I want to add just a couple of brief points…
If you look at the list of winners of Nobels for Literature, you will notice that they come from all over the world.
If you look at the Peace Prizes, they are also from all over, though U.S. recepients are quite frequent probably due to the fact that the US, as a country with a huge military which it is quite willing to use, is in the position to affect where and when the wars start and where and when they end. Often those decisions are disastrous, but sometimes they are a force for good and the US leaders behind those decisions deserve the prize.
The science prizes are mainly going to Americans and Europeans. This, in my mind, is not due to inherent superiority of scientists in these places, but due to difficulties facing scientists elsewhere. Especially for disciplines awarded by the Nobel committee – physics, chemistry, biomedical research – there is a necessity for quite a lot of space, money, infrastructure, equipment, state support, national science tradition, institutional memory, network of qualified collaborators and access to literature, none of which is readily available to scientists in developing countries. If the prizes were awarded for mathematics, non-medical areas of biology or archeology, for instance, I bet there would be many more recipients from other places, as at least some areas of such research can be done by individuals with minimal need for support, infrastructure and funds.

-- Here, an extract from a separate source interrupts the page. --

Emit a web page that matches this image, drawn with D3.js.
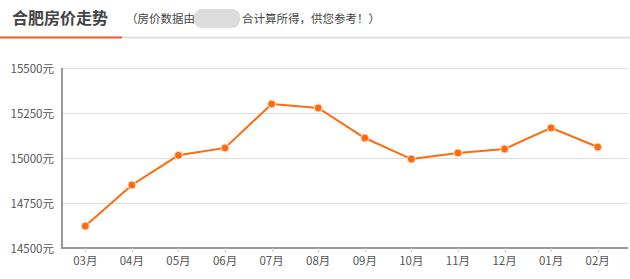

Let’s start with literature. If your library cannot afford subscriptions to any journals, as just subscription to Science and Nature exceeds entire annual operating budget, your research will be based on 40-year old hand-me-down textbooks, not on last week’s cutting-edge papers, thus your research is outdated and perhaps flawed even before you start doing it! Forget Nobel – you are doomed to mediocrity no matter how brilliant you may be. You know my solution to this problem: Open Access.
There are about 180 countries in the world (depends who is counting).
There are three science prizes every year, with potentially a total of nine recepients.
In an ideal world, each country would expect, on average (180/9 = 20) to have a science Nobel laureate once every 20 years. This would not mean that US science has gone down the drain, but that science has really became global as it should be. I can’t wait for this to happen.